▸ WHAT IS EXPECTED
Tally how many lines of these entries hold the string "image". Return the number alone.

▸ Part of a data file
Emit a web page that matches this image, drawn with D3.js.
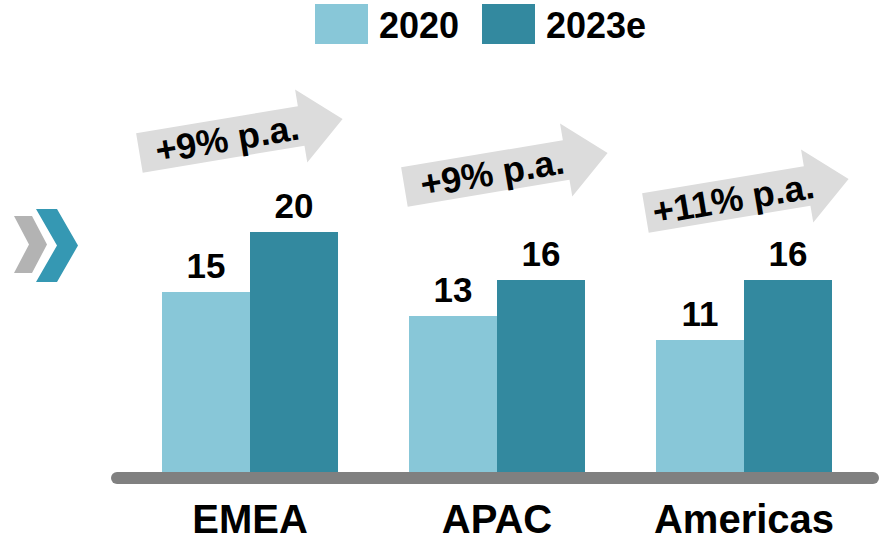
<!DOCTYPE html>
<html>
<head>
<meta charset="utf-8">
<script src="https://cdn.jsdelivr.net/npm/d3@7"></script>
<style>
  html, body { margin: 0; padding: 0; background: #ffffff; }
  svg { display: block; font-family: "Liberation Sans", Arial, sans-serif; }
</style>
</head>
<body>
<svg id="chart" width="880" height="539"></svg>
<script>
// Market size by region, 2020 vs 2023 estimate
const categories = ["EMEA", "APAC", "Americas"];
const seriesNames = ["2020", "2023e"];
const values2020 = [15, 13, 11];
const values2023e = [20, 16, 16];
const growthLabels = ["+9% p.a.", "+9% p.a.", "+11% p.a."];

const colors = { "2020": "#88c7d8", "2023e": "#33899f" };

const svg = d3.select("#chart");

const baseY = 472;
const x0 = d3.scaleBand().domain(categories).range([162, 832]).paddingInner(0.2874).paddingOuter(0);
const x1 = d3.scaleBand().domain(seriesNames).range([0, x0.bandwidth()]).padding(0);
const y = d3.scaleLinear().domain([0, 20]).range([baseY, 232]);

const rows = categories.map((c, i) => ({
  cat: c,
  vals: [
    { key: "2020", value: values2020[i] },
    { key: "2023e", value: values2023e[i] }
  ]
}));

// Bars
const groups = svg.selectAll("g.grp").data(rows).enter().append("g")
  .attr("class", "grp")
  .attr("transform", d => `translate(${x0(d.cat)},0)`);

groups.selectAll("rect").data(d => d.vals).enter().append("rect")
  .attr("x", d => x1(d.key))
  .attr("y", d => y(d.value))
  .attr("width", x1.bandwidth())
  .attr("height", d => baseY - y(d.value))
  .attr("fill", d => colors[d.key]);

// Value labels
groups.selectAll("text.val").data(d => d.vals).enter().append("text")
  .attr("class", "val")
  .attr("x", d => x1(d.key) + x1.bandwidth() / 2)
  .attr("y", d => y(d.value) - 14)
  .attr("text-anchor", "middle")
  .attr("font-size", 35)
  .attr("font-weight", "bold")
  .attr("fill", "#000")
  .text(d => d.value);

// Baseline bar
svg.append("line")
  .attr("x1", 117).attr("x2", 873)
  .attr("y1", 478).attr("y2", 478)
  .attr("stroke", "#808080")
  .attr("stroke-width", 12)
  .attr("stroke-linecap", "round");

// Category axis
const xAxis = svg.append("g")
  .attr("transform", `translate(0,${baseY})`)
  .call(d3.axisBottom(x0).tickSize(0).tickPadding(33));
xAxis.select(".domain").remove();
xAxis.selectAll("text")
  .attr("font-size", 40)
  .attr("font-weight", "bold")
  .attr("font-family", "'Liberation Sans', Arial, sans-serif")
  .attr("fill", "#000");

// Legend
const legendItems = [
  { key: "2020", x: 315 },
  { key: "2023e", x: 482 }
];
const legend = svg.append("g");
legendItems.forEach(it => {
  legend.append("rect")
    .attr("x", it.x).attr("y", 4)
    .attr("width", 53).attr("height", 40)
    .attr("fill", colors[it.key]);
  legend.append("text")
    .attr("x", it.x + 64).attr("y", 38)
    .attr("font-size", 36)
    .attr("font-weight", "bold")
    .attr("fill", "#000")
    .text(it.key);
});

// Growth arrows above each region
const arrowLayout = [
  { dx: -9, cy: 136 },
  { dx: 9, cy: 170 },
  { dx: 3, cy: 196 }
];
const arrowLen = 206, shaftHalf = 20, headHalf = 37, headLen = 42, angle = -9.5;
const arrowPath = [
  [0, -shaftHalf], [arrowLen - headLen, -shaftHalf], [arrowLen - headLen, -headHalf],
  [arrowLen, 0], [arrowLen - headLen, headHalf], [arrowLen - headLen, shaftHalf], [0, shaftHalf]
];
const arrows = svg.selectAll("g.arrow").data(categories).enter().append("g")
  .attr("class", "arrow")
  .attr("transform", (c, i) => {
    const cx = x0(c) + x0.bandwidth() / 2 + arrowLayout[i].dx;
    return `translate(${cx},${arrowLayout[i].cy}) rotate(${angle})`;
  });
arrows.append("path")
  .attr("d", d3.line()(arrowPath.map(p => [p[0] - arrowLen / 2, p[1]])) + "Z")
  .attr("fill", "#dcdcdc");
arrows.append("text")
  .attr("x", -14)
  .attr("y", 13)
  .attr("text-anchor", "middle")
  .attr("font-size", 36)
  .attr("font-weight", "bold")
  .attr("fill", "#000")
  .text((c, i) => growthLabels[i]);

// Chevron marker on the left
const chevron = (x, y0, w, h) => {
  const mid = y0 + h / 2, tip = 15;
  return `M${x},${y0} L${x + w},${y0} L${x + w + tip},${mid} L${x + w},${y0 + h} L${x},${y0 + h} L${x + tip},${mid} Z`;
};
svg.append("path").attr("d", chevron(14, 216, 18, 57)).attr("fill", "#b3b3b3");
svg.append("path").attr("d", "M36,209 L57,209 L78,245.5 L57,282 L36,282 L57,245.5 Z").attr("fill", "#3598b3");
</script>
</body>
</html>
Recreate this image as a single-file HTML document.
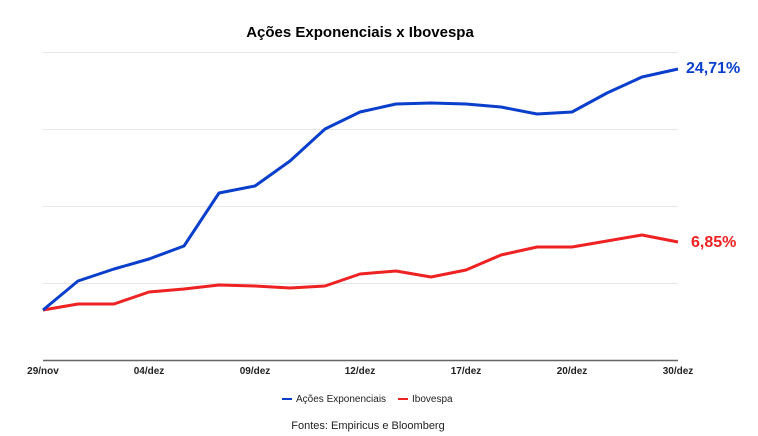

▸ TASK RESPONSE
2